I stare at him, understanding dawning cold and terrible.

"They didn't just cast you out. They silenced you. Made it so you could never tell anyone what you knew."

"What I suspected." The correction is automatic, but his eyes tell a different story. "I had no proof. Not then. Your grandmother... she paid for it."

"With her life."

"Yes."

The word hangs between us, heavy with years of enforced silence.

"So you're teaching me," I say. "Showing me the evidence piece by piece. Letting me reach the conclusions you can't voice. Because if I figure it out myself..."

"Then you can speak what I cannot." Hope flickers in his silver eyes. "You can finish what your grandmother started."

"And probably die the same way she did."

"Not if I can help it." He reaches across the table, his fingers brushing mine. The touch is light, barely there, but I feel it like lightning. "I failed Meredith. I won't fail you."

I look down at the family tree, at the names and sigils and centuries of secrets, and I feel the weight of my grandmother's legacy settling onto my shoulders like a shroud.

She died for this. For the truth.

And now the truth is hunting me.

"What do we do?" I ask.

Seraph is quiet for a long moment. When he speaks, his voice is barely above a whisper.

"We keep searching. We build our case. And we make sure that when you speak the truth, you have enough evidence that killing you won't be enough to bury it again.

" He pauses, and something dark moves behind his eyes.

"Because if they realize you're following the same trail your grandmother walked. .."

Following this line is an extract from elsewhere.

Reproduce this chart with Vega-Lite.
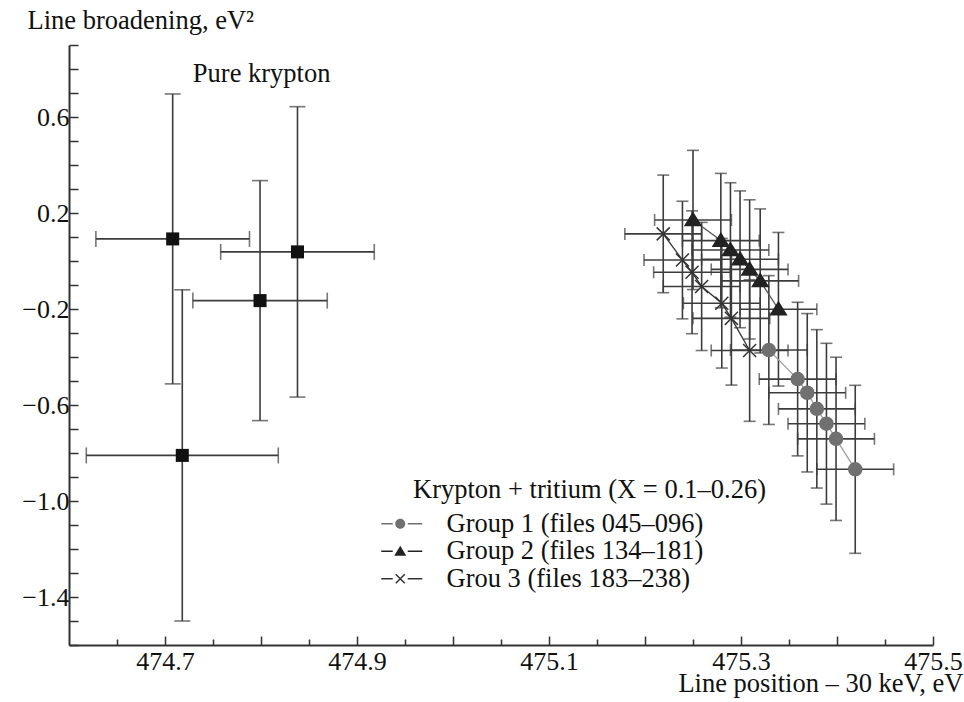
{
  "$schema": "https://vega.github.io/schema/vega-lite/v6.json",
  "width": 864,
  "height": 600,
  "autosize": {"type": "none"},
  "padding": {"left": 69, "top": 45, "right": 31, "bottom": 57},
  "background": "white",
  "config": {
    "view": {"stroke": null},
    "font": "Liberation Serif",
    "axis": {
      "labelFont": "Liberation Serif",
      "titleFont": "Liberation Serif",
      "labelFontSize": 26,
      "titleFontSize": 26.5,
      "titleFontWeight": "normal",
      "labelColor": "#111111",
      "titleColor": "#111111",
      "domainColor": "#333333",
      "domainWidth": 2,
      "tickColor": "#333333",
      "tickWidth": 1.5,
      "grid": false
    }
  },
  "datasets": {
    "kr": [
      {"x": 474.708, "y": 0.092, "ex": 0.08, "ey": 0.604},
      {"x": 474.838, "y": 0.038, "ex": 0.08, "ey": 0.605},
      {"x": 474.799, "y": -0.165, "ex": 0.07, "ey": 0.5},
      {"x": 474.718, "y": -0.81, "ex": 0.1, "ey": 0.69}
    ],
    "grp": [
      {"group": "Group 1 (files 045–096)", "x": 475.329, "y": -0.371, "ex": 0.04, "ey": 0.31},
      {"group": "Group 1 (files 045–096)", "x": 475.359, "y": -0.492, "ex": 0.04, "ey": 0.32},
      {"group": "Group 1 (files 045–096)", "x": 475.369, "y": -0.549, "ex": 0.04, "ey": 0.33},
      {"group": "Group 1 (files 045–096)", "x": 475.379, "y": -0.616, "ex": 0.04, "ey": 0.33},
      {"group": "Group 1 (files 045–096)", "x": 475.389, "y": -0.678, "ex": 0.04, "ey": 0.335},
      {"group": "Group 1 (files 045–096)", "x": 475.399, "y": -0.741, "ex": 0.04, "ey": 0.34},
      {"group": "Group 1 (files 045–096)", "x": 475.419, "y": -0.868, "ex": 0.04, "ey": 0.35},
      {"group": "Group 2 (files 134–181)", "x": 475.25, "y": 0.171, "ex": 0.04, "ey": 0.29},
      {"group": "Group 2 (files 134–181)", "x": 475.279, "y": 0.085, "ex": 0.04, "ey": 0.28},
      {"group": "Group 2 (files 134–181)", "x": 475.289, "y": 0.046, "ex": 0.04, "ey": 0.28},
      {"group": "Group 2 (files 134–181)", "x": 475.299, "y": 0.007, "ex": 0.04, "ey": 0.285},
      {"group": "Group 2 (files 134–181)", "x": 475.309, "y": -0.035, "ex": 0.04, "ey": 0.29},
      {"group": "Group 2 (files 134–181)", "x": 475.32, "y": -0.083, "ex": 0.04, "ey": 0.3},
      {"group": "Group 2 (files 134–181)", "x": 475.339, "y": -0.201, "ex": 0.04, "ey": 0.32},
      {"group": "Grou 3 (files 183–238)", "x": 475.219, "y": 0.113, "ex": 0.04, "ey": 0.245},
      {"group": "Grou 3 (files 183–238)", "x": 475.239, "y": 0.004, "ex": 0.04, "ey": 0.245},
      {"group": "Grou 3 (files 183–238)", "x": 475.249, "y": -0.047, "ex": 0.04, "ey": 0.256},
      {"group": "Grou 3 (files 183–238)", "x": 475.259, "y": -0.106, "ex": 0.04, "ey": 0.267},
      {"group": "Grou 3 (files 183–238)", "x": 475.28, "y": -0.176, "ex": 0.04, "ey": 0.27},
      {"group": "Grou 3 (files 183–238)", "x": 475.29, "y": -0.239, "ex": 0.04, "ey": 0.278},
      {"group": "Grou 3 (files 183–238)", "x": 475.309, "y": -0.373, "ex": 0.04, "ey": 0.295}
    ],
    "notes": [
      {"label": "Pure krypton", "x": 474.729, "y": 0.746}
    ]
  },
  "encoding": {
    "x": {
      "field": "x",
      "type": "quantitative",
      "scale": {"domain": [474.6, 475.5], "nice": false, "zero": false},
      "axis": {
        "values": [474.65, 474.7, 474.75, 474.8, 474.85, 474.9, 474.95, 475, 475.05, 475.1, 475.15, 475.2, 475.25, 475.3, 475.35, 475.4, 475.45, 475.5],
        "format": ".2~f",
        "labelExpr": "round(datum.value*100) % 20 == 10 ? datum.label : ''",
        "tickSize": {"condition": {"test": "round(datum.value*100) % 10 == 0", "value": -9}, "value": -6},
        "labelPadding": 12,
        "labelFlush": false,
        "labelOverlap": false,
        "title": "Line position – 30 keV, eV",
        "titleX": 894,
        "titleY": 46,
        "titleAlign": "right",
        "titleBaseline": "alphabetic",
        "titleAngle": 0
      }
    },
    "y": {
      "field": "y",
      "type": "quantitative",
      "scale": {"domain": [-1.6, 0.9], "nice": false, "zero": false},
      "axis": {
        "values": [-1.6, -1.5, -1.4, -1.3, -1.2, -1.1, -1.0, -0.9, -0.8, -0.7, -0.6, -0.5, -0.4, -0.3, -0.2, -0.1, 0, 0.1, 0.2, 0.3, 0.4, 0.5, 0.6, 0.7, 0.8, 0.9],
        "format": ".1f",
        "labelExpr": "abs(round(datum.value*10)) % 4 == 2 ? datum.label : ''",
        "tickSize": -9,
        "labelPadding": 9,
        "labelFlush": false,
        "labelOverlap": false,
        "title": "Line broadening, eV²",
        "titleAngle": 0,
        "titleX": -42,
        "titleY": -17,
        "titleAlign": "left",
        "titleBaseline": "alphabetic"
      }
    }
  },
  "layer": [
    {
      "data": {"name": "kr"},
      "mark": {"type": "errorbar", "color": "#3c3c3c", "thickness": 1.6, "ticks": {"size": 16}},
      "encoding": {"yError": {"field": "ey"}}
    },
    {
      "data": {"name": "kr"},
      "mark": {"type": "errorbar", "color": "#3c3c3c", "thickness": 1.6, "ticks": {"size": 16}},
      "encoding": {"xError": {"field": "ex"}}
    },
    {
      "data": {"name": "kr"},
      "mark": {"type": "square", "size": 170, "color": "#111111", "opacity": 1}
    },
    {
      "data": {"name": "grp"},
      "mark": {"type": "errorbar", "color": "#3c3c3c", "thickness": 1.6, "ticks": {"size": 12}},
      "encoding": {"yError": {"field": "ey"}}
    },
    {
      "data": {"name": "grp"},
      "mark": {"type": "errorbar", "color": "#3c3c3c", "thickness": 1.6, "ticks": {"size": 12}},
      "encoding": {"xError": {"field": "ex"}}
    },
    {
      "data": {"name": "grp"},
      "mark": {"type": "line", "strokeWidth": 1.3},
      "encoding": {
        "stroke": {
          "field": "group",
          "type": "nominal",
          "scale": {"domain": ["Group 1 (files 045–096)", "Group 2 (files 134–181)", "Grou 3 (files 183–238)"], "range": ["#a0a0a0", "#555555", "#333333"]},
          "legend": null
        }
      }
    },
    {
      "data": {"name": "grp"},
      "mark": {"type": "point", "filled": true, "size": 170, "strokeWidth": 1.5, "opacity": 1},
      "encoding": {
        "shape": {
          "field": "group",
          "type": "nominal",
          "scale": {"domain": ["Group 1 (files 045–096)", "Group 2 (files 134–181)", "Grou 3 (files 183–238)"], "range": ["circle", "M0,-1.1L1.2,0.85L-1.2,0.85Z", "M-1,-1L1,1M1,-1L-1,1"]},
          "legend": null
        },
        "fill": {
          "field": "group",
          "type": "nominal",
          "scale": {"domain": ["Group 1 (files 045–096)", "Group 2 (files 134–181)", "Grou 3 (files 183–238)"], "range": ["#707070", "#222222", "#333333"]},
          "legend": null
        },
        "stroke": {
          "field": "group",
          "type": "nominal",
          "scale": {"domain": ["Group 1 (files 045–096)", "Group 2 (files 134–181)", "Grou 3 (files 183–238)"], "range": ["#707070", "#222222", "#333333"]},
          "legend": null
        }
      }
    },
    {
      "data": {"name": "grp"},
      "mark": {"type": "point", "filled": true, "size": 100, "opacity": 0},
      "encoding": {
        "shape": {
          "field": "group",
          "type": "nominal",
          "scale": {
            "domain": ["Group 1 (files 045–096)", "Group 2 (files 134–181)", "Grou 3 (files 183–238)"],
            "range": [
              "M-9,-0.15L-6.7,-0.15L-6.7,0.15L-9,0.15ZM-3.7,-0.15L-0.8,-0.15L-0.8,0.15L-3.7,0.15ZM-6.2,0A1,1,0,1,1,-4.2,0A1,1,0,1,1,-6.2,0Z",
              "M-9,-0.15L-6.7,-0.15L-6.7,0.15L-9,0.15ZM-3.7,-0.15L-0.8,-0.15L-0.8,0.15L-3.7,0.15ZM-5.2,-1.1L-4,0.9L-6.4,0.9Z",
              "M-9,-0.15L-6.7,-0.15L-6.7,0.15L-9,0.15ZM-3.7,-0.15L-0.8,-0.15L-0.8,0.15L-3.7,0.15ZM-5.994,-1.006L-4.194,0.794L-4.406,1.006L-6.206,-0.794ZM-4.194,-0.794L-5.994,1.006L-6.206,0.794L-4.406,-1.006Z"
            ]
          },
          "legend": {
            "orient": "none",
            "legendX": 344,
            "legendY": 432,
            "padding": 0,
            "title": "Krypton + tritium (X = 0.1–0.26)",
            "titleFont": "Liberation Serif",
            "titleFontSize": 26.5,
            "titleFontWeight": "normal",
            "titleColor": "#111111",
            "titleAnchor": "start",
            "titlePadding": 7,
            "titleLimit": 600,
            "labelFont": "Liberation Serif",
            "labelFontSize": 26.5,
            "labelColor": "#111111",
            "labelOffset": 7,
            "labelLimit": 600,
            "symbolSize": 100,
            "symbolStrokeWidth": 0,
            "symbolOpacity": 1,
            "rowPadding": 0.5
          }
        },
        "fill": {
          "field": "group",
          "type": "nominal",
          "scale": {"domain": ["Group 1 (files 045–096)", "Group 2 (files 134–181)", "Grou 3 (files 183–238)"], "range": ["#707070", "#222222", "#333333"]},
          "legend": null
        }
      }
    },
    {
      "data": {"name": "notes"},
      "mark": {"type": "text", "font": "Liberation Serif", "fontSize": 26.5, "align": "left", "baseline": "alphabetic", "color": "#111111"},
      "encoding": {"text": {"field": "label"}}
    }
  ],
  "resolve": {"scale": {"stroke": "independent", "shape": "independent", "fill": "independent"}}
}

He doesn't finish the sentence.

He doesn't have to.

I think about the archangel who attacked me. The terror in his voice when he spoke of reunion and beginnings. At the time, I thought he was afraid of what I was becoming.

Now I wonder if he was afraid of what I might discover.

"It's not coming from Hell, is it?" I say quietly. "The danger. The people hunting these bloodlines. My grandmother's murderer."

Seraph holds my gaze, and I see the answer in his silence.

"It's coming from Heaven," I finish. "And Heaven doesn't forgive."

The words echo in the silver-lit library, settling into my bones like a prophecy.

Or a death sentence.

Either way, there's no going back now.